- DATA SUPPLIED -
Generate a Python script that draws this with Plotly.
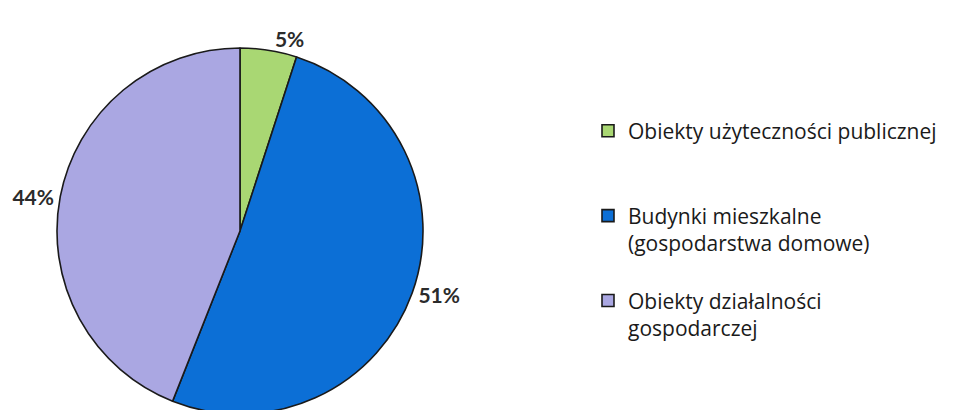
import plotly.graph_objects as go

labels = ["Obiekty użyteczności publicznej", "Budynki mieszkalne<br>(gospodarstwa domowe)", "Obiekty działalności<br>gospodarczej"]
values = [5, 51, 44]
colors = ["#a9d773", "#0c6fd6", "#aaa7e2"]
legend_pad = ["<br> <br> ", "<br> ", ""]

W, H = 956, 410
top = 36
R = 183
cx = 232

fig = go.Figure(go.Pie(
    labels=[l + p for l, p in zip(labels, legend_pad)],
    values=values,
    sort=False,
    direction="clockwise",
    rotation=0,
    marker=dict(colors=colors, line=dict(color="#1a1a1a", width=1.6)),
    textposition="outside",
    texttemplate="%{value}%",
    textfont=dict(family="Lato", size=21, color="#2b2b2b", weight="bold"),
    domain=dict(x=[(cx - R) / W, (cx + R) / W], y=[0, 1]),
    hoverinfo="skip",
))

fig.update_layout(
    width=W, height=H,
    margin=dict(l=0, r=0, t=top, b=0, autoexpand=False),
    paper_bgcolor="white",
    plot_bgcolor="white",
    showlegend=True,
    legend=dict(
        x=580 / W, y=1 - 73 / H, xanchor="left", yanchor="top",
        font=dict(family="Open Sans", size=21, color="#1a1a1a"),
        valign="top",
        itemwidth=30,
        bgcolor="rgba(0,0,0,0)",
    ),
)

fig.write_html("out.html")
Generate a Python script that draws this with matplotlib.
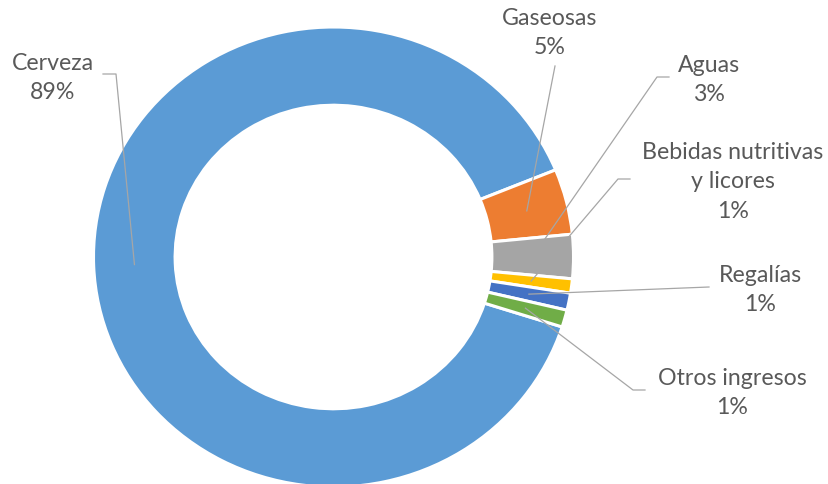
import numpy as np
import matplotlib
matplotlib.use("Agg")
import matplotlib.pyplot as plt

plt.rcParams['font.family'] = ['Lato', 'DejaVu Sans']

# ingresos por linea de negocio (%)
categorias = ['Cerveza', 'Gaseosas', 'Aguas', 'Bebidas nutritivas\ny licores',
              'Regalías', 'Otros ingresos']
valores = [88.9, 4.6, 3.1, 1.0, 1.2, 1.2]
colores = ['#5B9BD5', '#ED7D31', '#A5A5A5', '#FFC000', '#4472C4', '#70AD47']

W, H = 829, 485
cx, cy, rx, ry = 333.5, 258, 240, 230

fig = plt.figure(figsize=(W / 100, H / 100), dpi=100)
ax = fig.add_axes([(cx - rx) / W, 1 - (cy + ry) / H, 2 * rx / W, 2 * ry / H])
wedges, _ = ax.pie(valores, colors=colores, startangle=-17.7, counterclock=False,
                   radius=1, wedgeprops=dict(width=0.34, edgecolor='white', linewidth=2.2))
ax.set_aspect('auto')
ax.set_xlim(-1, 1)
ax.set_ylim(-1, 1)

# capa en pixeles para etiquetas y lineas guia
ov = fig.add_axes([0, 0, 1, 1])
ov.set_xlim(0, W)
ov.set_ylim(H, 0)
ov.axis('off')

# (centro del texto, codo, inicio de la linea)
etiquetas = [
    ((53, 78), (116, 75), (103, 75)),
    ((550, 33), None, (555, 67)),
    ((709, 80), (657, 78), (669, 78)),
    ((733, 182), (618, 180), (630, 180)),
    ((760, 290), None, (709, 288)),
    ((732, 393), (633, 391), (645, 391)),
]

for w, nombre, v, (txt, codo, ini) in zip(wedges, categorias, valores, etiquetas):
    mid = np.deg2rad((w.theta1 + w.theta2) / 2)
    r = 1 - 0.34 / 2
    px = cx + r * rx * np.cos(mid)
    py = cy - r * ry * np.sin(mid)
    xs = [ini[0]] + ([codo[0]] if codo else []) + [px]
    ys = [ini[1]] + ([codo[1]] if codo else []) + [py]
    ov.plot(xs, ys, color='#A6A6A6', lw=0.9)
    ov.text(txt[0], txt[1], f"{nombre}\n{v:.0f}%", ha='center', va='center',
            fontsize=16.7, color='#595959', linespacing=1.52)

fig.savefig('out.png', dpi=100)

- STATED TASK -
Write the records out again in full, exactly, and skip every picture.

- EXPECTED OUTPUT -
Generate a Python script that draws this with Plotly.
import plotly.graph_objects as go

labels = ["Obiekty użyteczności publicznej", "Budynki mieszkalne<br>(gospodarstwa domowe)", "Obiekty działalności<br>gospodarczej"]
values = [5, 51, 44]
colors = ["#a9d773", "#0c6fd6", "#aaa7e2"]
legend_pad = ["<br> <br> ", "<br> ", ""]

W, H = 956, 410
top = 36
R = 183
cx = 232

fig = go.Figure(go.Pie(
    labels=[l + p for l, p in zip(labels, legend_pad)],
    values=values,
    sort=False,
    direction="clockwise",
    rotation=0,
    marker=dict(colors=colors, line=dict(color="#1a1a1a", width=1.6)),
    textposition="outside",
    texttemplate="%{value}%",
    textfont=dict(family="Lato", size=21, color="#2b2b2b", weight="bold"),
    domain=dict(x=[(cx - R) / W, (cx + R) / W], y=[0, 1]),
    hoverinfo="skip",
))

fig.update_layout(
    width=W, height=H,
    margin=dict(l=0, r=0, t=top, b=0, autoexpand=False),
    paper_bgcolor="white",
    plot_bgcolor="white",
    showlegend=True,
    legend=dict(
        x=580 / W, y=1 - 73 / H, xanchor="left", yanchor="top",
        font=dict(family="Open Sans", size=21, color="#1a1a1a"),
        valign="top",
        itemwidth=30,
        bgcolor="rgba(0,0,0,0)",
    ),
)

fig.write_html("out.html")
Generate a Python script that draws this with matplotlib.
import numpy as np
import matplotlib
matplotlib.use("Agg")
import matplotlib.pyplot as plt

plt.rcParams['font.family'] = ['Lato', 'DejaVu Sans']

# ingresos por linea de negocio (%)
categorias = ['Cerveza', 'Gaseosas', 'Aguas', 'Bebidas nutritivas\ny licores',
              'Regalías', 'Otros ingresos']
valores = [88.9, 4.6, 3.1, 1.0, 1.2, 1.2]
colores = ['#5B9BD5', '#ED7D31', '#A5A5A5', '#FFC000', '#4472C4', '#70AD47']

W, H = 829, 485
cx, cy, rx, ry = 333.5, 258, 240, 230

fig = plt.figure(figsize=(W / 100, H / 100), dpi=100)
ax = fig.add_axes([(cx - rx) / W, 1 - (cy + ry) / H, 2 * rx / W, 2 * ry / H])
wedges, _ = ax.pie(valores, colors=colores, startangle=-17.7, counterclock=False,
                   radius=1, wedgeprops=dict(width=0.34, edgecolor='white', linewidth=2.2))
ax.set_aspect('auto')
ax.set_xlim(-1, 1)
ax.set_ylim(-1, 1)

# capa en pixeles para etiquetas y lineas guia
ov = fig.add_axes([0, 0, 1, 1])
ov.set_xlim(0, W)
ov.set_ylim(H, 0)
ov.axis('off')

# (centro del texto, codo, inicio de la linea)
etiquetas = [
    ((53, 78), (116, 75), (103, 75)),
    ((550, 33), None, (555, 67)),
    ((709, 80), (657, 78), (669, 78)),
    ((733, 182), (618, 180), (630, 180)),
    ((760, 290), None, (709, 288)),
    ((732, 393), (633, 391), (645, 391)),
]

for w, nombre, v, (txt, codo, ini) in zip(wedges, categorias, valores, etiquetas):
    mid = np.deg2rad((w.theta1 + w.theta2) / 2)
    r = 1 - 0.34 / 2
    px = cx + r * rx * np.cos(mid)
    py = cy - r * ry * np.sin(mid)
    xs = [ini[0]] + ([codo[0]] if codo else []) + [px]
    ys = [ini[1]] + ([codo[1]] if codo else []) + [py]
    ov.plot(xs, ys, color='#A6A6A6', lw=0.9)
    ov.text(txt[0], txt[1], f"{nombre}\n{v:.0f}%", ha='center', va='center',
            fontsize=16.7, color='#595959', linespacing=1.52)

fig.savefig('out.png', dpi=100)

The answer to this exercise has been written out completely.